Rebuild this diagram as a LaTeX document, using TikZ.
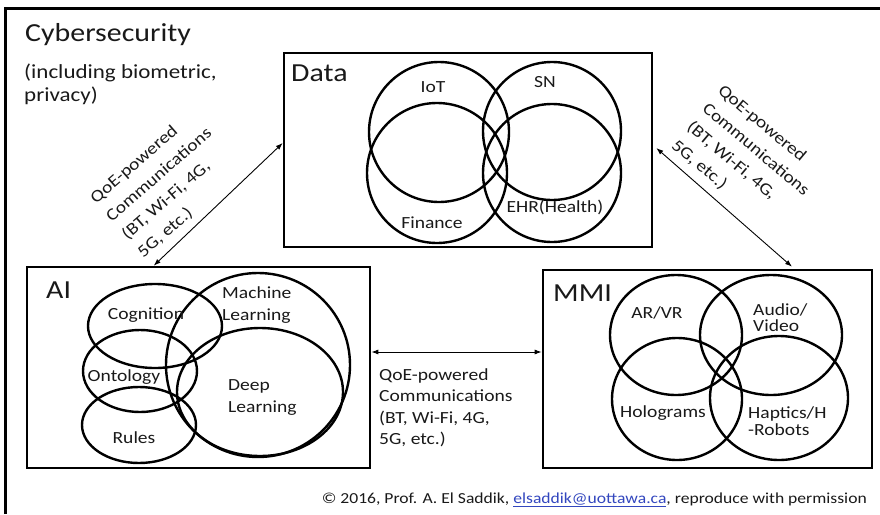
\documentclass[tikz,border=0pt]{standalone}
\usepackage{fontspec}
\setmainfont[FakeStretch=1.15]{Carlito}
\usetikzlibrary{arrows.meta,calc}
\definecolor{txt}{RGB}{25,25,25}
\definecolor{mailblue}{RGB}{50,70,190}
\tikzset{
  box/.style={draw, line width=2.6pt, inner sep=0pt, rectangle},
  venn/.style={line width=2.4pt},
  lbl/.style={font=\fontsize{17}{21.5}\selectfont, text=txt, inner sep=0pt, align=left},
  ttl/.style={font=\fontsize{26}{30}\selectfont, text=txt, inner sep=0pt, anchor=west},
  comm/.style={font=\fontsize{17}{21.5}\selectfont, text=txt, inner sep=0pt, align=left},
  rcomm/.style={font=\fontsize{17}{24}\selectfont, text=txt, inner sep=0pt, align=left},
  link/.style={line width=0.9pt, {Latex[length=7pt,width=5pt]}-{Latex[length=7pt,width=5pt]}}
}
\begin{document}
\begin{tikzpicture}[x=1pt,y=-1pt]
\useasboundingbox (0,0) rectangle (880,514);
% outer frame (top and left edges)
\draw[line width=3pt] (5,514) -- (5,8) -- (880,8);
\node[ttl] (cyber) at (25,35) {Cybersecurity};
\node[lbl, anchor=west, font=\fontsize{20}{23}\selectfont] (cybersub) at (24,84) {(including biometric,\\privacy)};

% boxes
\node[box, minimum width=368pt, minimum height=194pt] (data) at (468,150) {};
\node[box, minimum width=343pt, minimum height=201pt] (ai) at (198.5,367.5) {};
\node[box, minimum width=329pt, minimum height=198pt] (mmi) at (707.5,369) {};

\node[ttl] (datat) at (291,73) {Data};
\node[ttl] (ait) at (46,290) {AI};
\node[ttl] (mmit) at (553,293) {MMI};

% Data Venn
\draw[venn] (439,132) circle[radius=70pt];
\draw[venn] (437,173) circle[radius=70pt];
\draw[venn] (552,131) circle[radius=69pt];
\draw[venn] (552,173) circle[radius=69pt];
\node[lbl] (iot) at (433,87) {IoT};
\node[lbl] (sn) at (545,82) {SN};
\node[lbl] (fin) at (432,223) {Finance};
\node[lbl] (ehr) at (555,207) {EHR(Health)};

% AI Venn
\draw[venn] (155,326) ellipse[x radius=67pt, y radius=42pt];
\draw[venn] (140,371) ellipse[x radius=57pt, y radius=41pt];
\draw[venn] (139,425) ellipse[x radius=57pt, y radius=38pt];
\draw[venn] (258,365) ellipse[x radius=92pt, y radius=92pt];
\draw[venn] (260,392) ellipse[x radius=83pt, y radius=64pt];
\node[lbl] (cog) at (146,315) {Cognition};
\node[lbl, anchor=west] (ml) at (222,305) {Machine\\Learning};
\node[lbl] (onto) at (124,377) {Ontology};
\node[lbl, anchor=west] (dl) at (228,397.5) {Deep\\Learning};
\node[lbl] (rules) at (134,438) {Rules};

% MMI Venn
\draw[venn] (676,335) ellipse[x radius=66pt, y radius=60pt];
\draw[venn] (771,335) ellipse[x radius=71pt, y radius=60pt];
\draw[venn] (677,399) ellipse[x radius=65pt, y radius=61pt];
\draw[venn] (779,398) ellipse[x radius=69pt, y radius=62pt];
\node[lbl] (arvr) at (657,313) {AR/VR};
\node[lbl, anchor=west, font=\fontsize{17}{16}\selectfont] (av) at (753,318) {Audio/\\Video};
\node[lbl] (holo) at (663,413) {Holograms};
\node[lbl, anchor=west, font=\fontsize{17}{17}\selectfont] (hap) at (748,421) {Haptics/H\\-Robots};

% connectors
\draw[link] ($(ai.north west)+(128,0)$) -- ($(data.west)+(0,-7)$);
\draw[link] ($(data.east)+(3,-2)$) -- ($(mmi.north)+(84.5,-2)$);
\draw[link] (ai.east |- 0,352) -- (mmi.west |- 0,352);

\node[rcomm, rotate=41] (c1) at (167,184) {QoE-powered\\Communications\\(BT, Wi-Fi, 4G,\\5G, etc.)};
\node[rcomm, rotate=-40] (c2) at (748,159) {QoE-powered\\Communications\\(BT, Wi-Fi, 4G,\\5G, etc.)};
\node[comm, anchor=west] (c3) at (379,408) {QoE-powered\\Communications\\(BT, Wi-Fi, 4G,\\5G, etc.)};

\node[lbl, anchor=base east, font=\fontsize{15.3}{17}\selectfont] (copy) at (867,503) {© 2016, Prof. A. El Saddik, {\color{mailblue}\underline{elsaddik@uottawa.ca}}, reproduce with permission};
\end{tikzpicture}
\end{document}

**Your task:**
Restate the data above word for word. Skip every picture.

**Expected answer:**
Rebuild this diagram as a LaTeX document, using TikZ.
\documentclass[tikz,border=0pt]{standalone}
\usepackage{fontspec}
\setmainfont[FakeStretch=1.15]{Carlito}
\usetikzlibrary{arrows.meta,calc}
\definecolor{txt}{RGB}{25,25,25}
\definecolor{mailblue}{RGB}{50,70,190}
\tikzset{
  box/.style={draw, line width=2.6pt, inner sep=0pt, rectangle},
  venn/.style={line width=2.4pt},
  lbl/.style={font=\fontsize{17}{21.5}\selectfont, text=txt, inner sep=0pt, align=left},
  ttl/.style={font=\fontsize{26}{30}\selectfont, text=txt, inner sep=0pt, anchor=west},
  comm/.style={font=\fontsize{17}{21.5}\selectfont, text=txt, inner sep=0pt, align=left},
  rcomm/.style={font=\fontsize{17}{24}\selectfont, text=txt, inner sep=0pt, align=left},
  link/.style={line width=0.9pt, {Latex[length=7pt,width=5pt]}-{Latex[length=7pt,width=5pt]}}
}
\begin{document}
\begin{tikzpicture}[x=1pt,y=-1pt]
\useasboundingbox (0,0) rectangle (880,514);
% outer frame (top and left edges)
\draw[line width=3pt] (5,514) -- (5,8) -- (880,8);
\node[ttl] (cyber) at (25,35) {Cybersecurity};
\node[lbl, anchor=west, font=\fontsize{20}{23}\selectfont] (cybersub) at (24,84) {(including biometric,\\privacy)};

% boxes
\node[box, minimum width=368pt, minimum height=194pt] (data) at (468,150) {};
\node[box, minimum width=343pt, minimum height=201pt] (ai) at (198.5,367.5) {};
\node[box, minimum width=329pt, minimum height=198pt] (mmi) at (707.5,369) {};

\node[ttl] (datat) at (291,73) {Data};
\node[ttl] (ait) at (46,290) {AI};
\node[ttl] (mmit) at (553,293) {MMI};

% Data Venn
\draw[venn] (439,132) circle[radius=70pt];
\draw[venn] (437,173) circle[radius=70pt];
\draw[venn] (552,131) circle[radius=69pt];
\draw[venn] (552,173) circle[radius=69pt];
\node[lbl] (iot) at (433,87) {IoT};
\node[lbl] (sn) at (545,82) {SN};
\node[lbl] (fin) at (432,223) {Finance};
\node[lbl] (ehr) at (555,207) {EHR(Health)};

% AI Venn
\draw[venn] (155,326) ellipse[x radius=67pt, y radius=42pt];
\draw[venn] (140,371) ellipse[x radius=57pt, y radius=41pt];
\draw[venn] (139,425) ellipse[x radius=57pt, y radius=38pt];
\draw[venn] (258,365) ellipse[x radius=92pt, y radius=92pt];
\draw[venn] (260,392) ellipse[x radius=83pt, y radius=64pt];
\node[lbl] (cog) at (146,315) {Cognition};
\node[lbl, anchor=west] (ml) at (222,305) {Machine\\Learning};
\node[lbl] (onto) at (124,377) {Ontology};
\node[lbl, anchor=west] (dl) at (228,397.5) {Deep\\Learning};
\node[lbl] (rules) at (134,438) {Rules};

% MMI Venn
\draw[venn] (676,335) ellipse[x radius=66pt, y radius=60pt];
\draw[venn] (771,335) ellipse[x radius=71pt, y radius=60pt];
\draw[venn] (677,399) ellipse[x radius=65pt, y radius=61pt];
\draw[venn] (779,398) ellipse[x radius=69pt, y radius=62pt];
\node[lbl] (arvr) at (657,313) {AR/VR};
\node[lbl, anchor=west, font=\fontsize{17}{16}\selectfont] (av) at (753,318) {Audio/\\Video};
\node[lbl] (holo) at (663,413) {Holograms};
\node[lbl, anchor=west, font=\fontsize{17}{17}\selectfont] (hap) at (748,421) {Haptics/H\\-Robots};

% connectors
\draw[link] ($(ai.north west)+(128,0)$) -- ($(data.west)+(0,-7)$);
\draw[link] ($(data.east)+(3,-2)$) -- ($(mmi.north)+(84.5,-2)$);
\draw[link] (ai.east |- 0,352) -- (mmi.west |- 0,352);

\node[rcomm, rotate=41] (c1) at (167,184) {QoE-powered\\Communications\\(BT, Wi-Fi, 4G,\\5G, etc.)};
\node[rcomm, rotate=-40] (c2) at (748,159) {QoE-powered\\Communications\\(BT, Wi-Fi, 4G,\\5G, etc.)};
\node[comm, anchor=west] (c3) at (379,408) {QoE-powered\\Communications\\(BT, Wi-Fi, 4G,\\5G, etc.)};

\node[lbl, anchor=base east, font=\fontsize{15.3}{17}\selectfont] (copy) at (867,503) {© 2016, Prof. A. El Saddik, {\color{mailblue}\underline{elsaddik@uottawa.ca}}, reproduce with permission};
\end{tikzpicture}
\end{document}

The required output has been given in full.